If you're that green to manufacturing just send it over to my shop in Zhongshan or Foshan. Machining is not just something you pick up from a book and automated machining takes many years of hands on. By the time you buy a cheap Chinese mill and tool it up you're gonna be about 300,000 RMB out of pocket then still have to invest in the automation part plus learn how it works. Not to mention setting up your Chinese W.O.F.E. business licenses, Insurances, Taxes. And just remember, every employee you have no matter if they only work half a day and you get rid of them you must pay one month salary and tax.

We have a bullet proof NDA that would hold up in any court in China. An employee confidentiality agreement that scares even the foreign employees. A no Camera/Cell Phone workplace, even potential customers coming for a tour have to sign a confidentiality form as well as surrender their cell phones.

I try to keep as much money as possible flowing back to USA of Europe by buying my machines and tooling abroad rather than in china (Kinda like how Chinese companies in other countries work). If you’re needing fixturing I have one of the best guys in the county that strictly designs and builds automated fixturing.

If you invest in a machine in china and slam the spindle into a vice and need warranty work you can forget it (It is inevitable you will have several crashes, we all have. It's just up to old man Murphy to decide how bad it will be). Nearly a decade of managing and owning shops in china and not once have I ever seen a Chinese supplier honor a warranty.

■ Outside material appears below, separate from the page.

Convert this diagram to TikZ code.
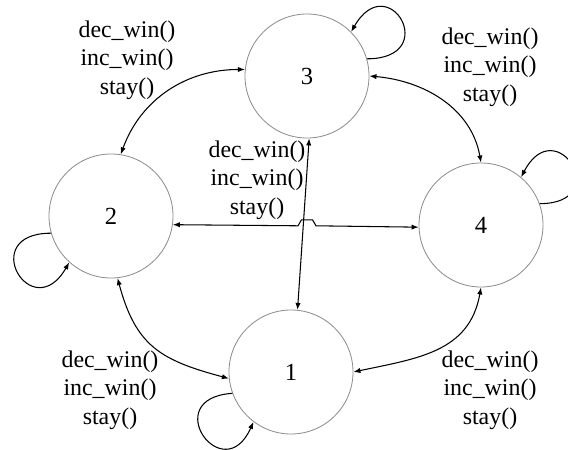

The offers on the table and my email and website is in my profile if you want to inquire.
 
Cheers, emailed you. Nearby, let's beer.
That's a good idea, cuz you'e not going to get a wofe these days for anything under $30,000 (usd, not oz). That's not counting registered capital. And you're not renting, registering with the tax department, getting a bank account, getting electric service or even a phone without a license. From the description, you're not going to be able to work or stay in China, either. You're a long ways off from worrying about automation.

They are not interested in small foreign operations.